▸ **Given problem**:
Print the listing below in its entirety, character for character.

— START OF Data block —

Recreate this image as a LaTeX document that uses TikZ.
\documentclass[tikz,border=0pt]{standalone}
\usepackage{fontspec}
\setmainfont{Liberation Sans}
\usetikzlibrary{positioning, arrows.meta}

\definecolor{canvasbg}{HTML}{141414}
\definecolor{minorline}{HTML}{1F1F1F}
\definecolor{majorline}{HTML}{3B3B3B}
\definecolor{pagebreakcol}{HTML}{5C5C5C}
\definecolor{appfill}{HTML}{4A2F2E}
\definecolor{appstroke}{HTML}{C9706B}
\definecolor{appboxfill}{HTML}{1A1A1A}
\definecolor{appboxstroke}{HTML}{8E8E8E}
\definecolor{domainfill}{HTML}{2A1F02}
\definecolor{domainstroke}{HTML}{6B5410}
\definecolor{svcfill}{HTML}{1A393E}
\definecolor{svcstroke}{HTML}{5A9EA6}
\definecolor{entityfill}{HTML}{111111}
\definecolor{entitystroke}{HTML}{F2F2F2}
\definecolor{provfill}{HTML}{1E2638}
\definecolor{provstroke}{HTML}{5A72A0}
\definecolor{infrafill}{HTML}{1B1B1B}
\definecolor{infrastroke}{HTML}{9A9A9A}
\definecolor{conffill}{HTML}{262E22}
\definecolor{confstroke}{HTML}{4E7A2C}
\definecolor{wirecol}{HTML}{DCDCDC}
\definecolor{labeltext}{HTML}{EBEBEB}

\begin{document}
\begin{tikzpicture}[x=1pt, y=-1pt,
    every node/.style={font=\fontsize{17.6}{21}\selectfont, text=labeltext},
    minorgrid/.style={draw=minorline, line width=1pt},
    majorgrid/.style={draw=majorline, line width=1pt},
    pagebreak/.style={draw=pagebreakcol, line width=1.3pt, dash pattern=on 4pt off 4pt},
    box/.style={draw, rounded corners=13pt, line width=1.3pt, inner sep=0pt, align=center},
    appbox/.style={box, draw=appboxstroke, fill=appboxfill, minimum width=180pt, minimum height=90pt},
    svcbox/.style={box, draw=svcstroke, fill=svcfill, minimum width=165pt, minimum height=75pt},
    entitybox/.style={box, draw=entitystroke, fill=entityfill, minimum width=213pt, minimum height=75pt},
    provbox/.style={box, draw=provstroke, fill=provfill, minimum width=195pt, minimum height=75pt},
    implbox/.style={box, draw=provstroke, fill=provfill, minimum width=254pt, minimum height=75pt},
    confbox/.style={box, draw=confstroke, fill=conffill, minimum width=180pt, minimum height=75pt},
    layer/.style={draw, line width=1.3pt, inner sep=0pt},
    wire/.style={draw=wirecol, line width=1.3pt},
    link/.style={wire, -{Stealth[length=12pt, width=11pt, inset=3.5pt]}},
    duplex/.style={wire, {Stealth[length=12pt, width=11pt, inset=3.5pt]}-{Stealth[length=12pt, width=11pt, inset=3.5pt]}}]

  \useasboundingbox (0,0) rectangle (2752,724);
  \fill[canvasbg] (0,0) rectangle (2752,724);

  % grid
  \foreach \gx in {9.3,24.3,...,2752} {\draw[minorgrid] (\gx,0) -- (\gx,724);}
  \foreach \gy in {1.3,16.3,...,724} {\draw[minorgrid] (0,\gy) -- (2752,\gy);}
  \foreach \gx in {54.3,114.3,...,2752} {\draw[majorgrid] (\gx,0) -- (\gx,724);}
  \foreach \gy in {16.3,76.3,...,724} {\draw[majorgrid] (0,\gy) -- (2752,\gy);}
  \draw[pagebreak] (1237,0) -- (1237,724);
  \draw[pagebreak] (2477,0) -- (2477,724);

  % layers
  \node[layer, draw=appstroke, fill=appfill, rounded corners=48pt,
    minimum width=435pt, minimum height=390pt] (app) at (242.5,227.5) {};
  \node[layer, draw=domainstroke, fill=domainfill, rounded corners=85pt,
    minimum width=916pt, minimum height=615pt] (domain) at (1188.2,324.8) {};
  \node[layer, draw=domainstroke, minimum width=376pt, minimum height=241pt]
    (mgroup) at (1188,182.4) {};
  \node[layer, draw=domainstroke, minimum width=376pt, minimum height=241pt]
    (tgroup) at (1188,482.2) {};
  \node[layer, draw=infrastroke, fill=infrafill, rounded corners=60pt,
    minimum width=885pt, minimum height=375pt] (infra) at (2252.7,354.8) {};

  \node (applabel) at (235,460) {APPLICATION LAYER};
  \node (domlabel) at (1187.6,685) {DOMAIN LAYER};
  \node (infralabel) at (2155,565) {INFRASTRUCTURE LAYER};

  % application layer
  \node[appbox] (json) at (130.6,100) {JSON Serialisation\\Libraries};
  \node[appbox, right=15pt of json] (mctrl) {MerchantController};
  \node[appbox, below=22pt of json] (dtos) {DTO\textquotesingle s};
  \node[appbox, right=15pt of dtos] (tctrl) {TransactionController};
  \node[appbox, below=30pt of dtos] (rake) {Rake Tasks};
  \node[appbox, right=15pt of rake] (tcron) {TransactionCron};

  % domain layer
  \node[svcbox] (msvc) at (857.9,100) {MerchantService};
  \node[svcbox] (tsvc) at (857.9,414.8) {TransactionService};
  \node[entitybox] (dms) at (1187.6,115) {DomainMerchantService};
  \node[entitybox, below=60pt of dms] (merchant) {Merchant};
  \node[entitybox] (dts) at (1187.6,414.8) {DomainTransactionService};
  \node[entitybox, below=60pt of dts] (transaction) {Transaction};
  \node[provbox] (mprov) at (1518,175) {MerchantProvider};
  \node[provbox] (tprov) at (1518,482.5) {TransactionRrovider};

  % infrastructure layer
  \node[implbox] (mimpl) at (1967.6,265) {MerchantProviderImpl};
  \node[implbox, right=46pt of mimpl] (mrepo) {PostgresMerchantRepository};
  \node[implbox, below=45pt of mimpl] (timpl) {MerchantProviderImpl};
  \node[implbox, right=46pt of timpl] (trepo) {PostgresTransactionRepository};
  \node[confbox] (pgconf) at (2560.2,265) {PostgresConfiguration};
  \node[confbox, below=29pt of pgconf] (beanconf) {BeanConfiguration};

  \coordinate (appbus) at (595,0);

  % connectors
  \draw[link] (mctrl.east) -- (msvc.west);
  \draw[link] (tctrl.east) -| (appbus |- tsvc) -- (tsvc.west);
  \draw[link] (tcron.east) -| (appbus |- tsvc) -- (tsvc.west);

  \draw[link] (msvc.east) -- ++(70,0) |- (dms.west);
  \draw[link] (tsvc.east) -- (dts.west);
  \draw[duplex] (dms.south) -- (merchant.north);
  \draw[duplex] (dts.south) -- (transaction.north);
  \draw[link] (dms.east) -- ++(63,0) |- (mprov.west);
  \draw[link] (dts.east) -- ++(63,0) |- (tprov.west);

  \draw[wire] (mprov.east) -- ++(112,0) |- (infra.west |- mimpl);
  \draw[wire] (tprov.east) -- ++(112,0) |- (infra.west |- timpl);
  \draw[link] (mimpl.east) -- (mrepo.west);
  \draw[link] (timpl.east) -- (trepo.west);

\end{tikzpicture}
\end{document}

— END OF Data block —

▸ **Written response**:
Recreate this image as a LaTeX document that uses TikZ.
\documentclass[tikz,border=0pt]{standalone}
\usepackage{fontspec}
\setmainfont{Liberation Sans}
\usetikzlibrary{positioning, arrows.meta}

\definecolor{canvasbg}{HTML}{141414}
\definecolor{minorline}{HTML}{1F1F1F}
\definecolor{majorline}{HTML}{3B3B3B}
\definecolor{pagebreakcol}{HTML}{5C5C5C}
\definecolor{appfill}{HTML}{4A2F2E}
\definecolor{appstroke}{HTML}{C9706B}
\definecolor{appboxfill}{HTML}{1A1A1A}
\definecolor{appboxstroke}{HTML}{8E8E8E}
\definecolor{domainfill}{HTML}{2A1F02}
\definecolor{domainstroke}{HTML}{6B5410}
\definecolor{svcfill}{HTML}{1A393E}
\definecolor{svcstroke}{HTML}{5A9EA6}
\definecolor{entityfill}{HTML}{111111}
\definecolor{entitystroke}{HTML}{F2F2F2}
\definecolor{provfill}{HTML}{1E2638}
\definecolor{provstroke}{HTML}{5A72A0}
\definecolor{infrafill}{HTML}{1B1B1B}
\definecolor{infrastroke}{HTML}{9A9A9A}
\definecolor{conffill}{HTML}{262E22}
\definecolor{confstroke}{HTML}{4E7A2C}
\definecolor{wirecol}{HTML}{DCDCDC}
\definecolor{labeltext}{HTML}{EBEBEB}

\begin{document}
\begin{tikzpicture}[x=1pt, y=-1pt,
    every node/.style={font=\fontsize{17.6}{21}\selectfont, text=labeltext},
    minorgrid/.style={draw=minorline, line width=1pt},
    majorgrid/.style={draw=majorline, line width=1pt},
    pagebreak/.style={draw=pagebreakcol, line width=1.3pt, dash pattern=on 4pt off 4pt},
    box/.style={draw, rounded corners=13pt, line width=1.3pt, inner sep=0pt, align=center},
    appbox/.style={box, draw=appboxstroke, fill=appboxfill, minimum width=180pt, minimum height=90pt},
    svcbox/.style={box, draw=svcstroke, fill=svcfill, minimum width=165pt, minimum height=75pt},
    entitybox/.style={box, draw=entitystroke, fill=entityfill, minimum width=213pt, minimum height=75pt},
    provbox/.style={box, draw=provstroke, fill=provfill, minimum width=195pt, minimum height=75pt},
    implbox/.style={box, draw=provstroke, fill=provfill, minimum width=254pt, minimum height=75pt},
    confbox/.style={box, draw=confstroke, fill=conffill, minimum width=180pt, minimum height=75pt},
    layer/.style={draw, line width=1.3pt, inner sep=0pt},
    wire/.style={draw=wirecol, line width=1.3pt},
    link/.style={wire, -{Stealth[length=12pt, width=11pt, inset=3.5pt]}},
    duplex/.style={wire, {Stealth[length=12pt, width=11pt, inset=3.5pt]}-{Stealth[length=12pt, width=11pt, inset=3.5pt]}}]

  \useasboundingbox (0,0) rectangle (2752,724);
  \fill[canvasbg] (0,0) rectangle (2752,724);

  % grid
  \foreach \gx in {9.3,24.3,...,2752} {\draw[minorgrid] (\gx,0) -- (\gx,724);}
  \foreach \gy in {1.3,16.3,...,724} {\draw[minorgrid] (0,\gy) -- (2752,\gy);}
  \foreach \gx in {54.3,114.3,...,2752} {\draw[majorgrid] (\gx,0) -- (\gx,724);}
  \foreach \gy in {16.3,76.3,...,724} {\draw[majorgrid] (0,\gy) -- (2752,\gy);}
  \draw[pagebreak] (1237,0) -- (1237,724);
  \draw[pagebreak] (2477,0) -- (2477,724);

  % layers
  \node[layer, draw=appstroke, fill=appfill, rounded corners=48pt,
    minimum width=435pt, minimum height=390pt] (app) at (242.5,227.5) {};
  \node[layer, draw=domainstroke, fill=domainfill, rounded corners=85pt,
    minimum width=916pt, minimum height=615pt] (domain) at (1188.2,324.8) {};
  \node[layer, draw=domainstroke, minimum width=376pt, minimum height=241pt]
    (mgroup) at (1188,182.4) {};
  \node[layer, draw=domainstroke, minimum width=376pt, minimum height=241pt]
    (tgroup) at (1188,482.2) {};
  \node[layer, draw=infrastroke, fill=infrafill, rounded corners=60pt,
    minimum width=885pt, minimum height=375pt] (infra) at (2252.7,354.8) {};

  \node (applabel) at (235,460) {APPLICATION LAYER};
  \node (domlabel) at (1187.6,685) {DOMAIN LAYER};
  \node (infralabel) at (2155,565) {INFRASTRUCTURE LAYER};

  % application layer
  \node[appbox] (json) at (130.6,100) {JSON Serialisation\\Libraries};
  \node[appbox, right=15pt of json] (mctrl) {MerchantController};
  \node[appbox, below=22pt of json] (dtos) {DTO\textquotesingle s};
  \node[appbox, right=15pt of dtos] (tctrl) {TransactionController};
  \node[appbox, below=30pt of dtos] (rake) {Rake Tasks};
  \node[appbox, right=15pt of rake] (tcron) {TransactionCron};

  % domain layer
  \node[svcbox] (msvc) at (857.9,100) {MerchantService};
  \node[svcbox] (tsvc) at (857.9,414.8) {TransactionService};
  \node[entitybox] (dms) at (1187.6,115) {DomainMerchantService};
  \node[entitybox, below=60pt of dms] (merchant) {Merchant};
  \node[entitybox] (dts) at (1187.6,414.8) {DomainTransactionService};
  \node[entitybox, below=60pt of dts] (transaction) {Transaction};
  \node[provbox] (mprov) at (1518,175) {MerchantProvider};
  \node[provbox] (tprov) at (1518,482.5) {TransactionRrovider};

  % infrastructure layer
  \node[implbox] (mimpl) at (1967.6,265) {MerchantProviderImpl};
  \node[implbox, right=46pt of mimpl] (mrepo) {PostgresMerchantRepository};
  \node[implbox, below=45pt of mimpl] (timpl) {MerchantProviderImpl};
  \node[implbox, right=46pt of timpl] (trepo) {PostgresTransactionRepository};
  \node[confbox] (pgconf) at (2560.2,265) {PostgresConfiguration};
  \node[confbox, below=29pt of pgconf] (beanconf) {BeanConfiguration};

  \coordinate (appbus) at (595,0);

  % connectors
  \draw[link] (mctrl.east) -- (msvc.west);
  \draw[link] (tctrl.east) -| (appbus |- tsvc) -- (tsvc.west);
  \draw[link] (tcron.east) -| (appbus |- tsvc) -- (tsvc.west);

  \draw[link] (msvc.east) -- ++(70,0) |- (dms.west);
  \draw[link] (tsvc.east) -- (dts.west);
  \draw[duplex] (dms.south) -- (merchant.north);
  \draw[duplex] (dts.south) -- (transaction.north);
  \draw[link] (dms.east) -- ++(63,0) |- (mprov.west);
  \draw[link] (dts.east) -- ++(63,0) |- (tprov.west);

  \draw[wire] (mprov.east) -- ++(112,0) |- (infra.west |- mimpl);
  \draw[wire] (tprov.east) -- ++(112,0) |- (infra.west |- timpl);
  \draw[link] (mimpl.east) -- (mrepo.west);
  \draw[link] (timpl.east) -- (trepo.west);

\end{tikzpicture}
\end{document}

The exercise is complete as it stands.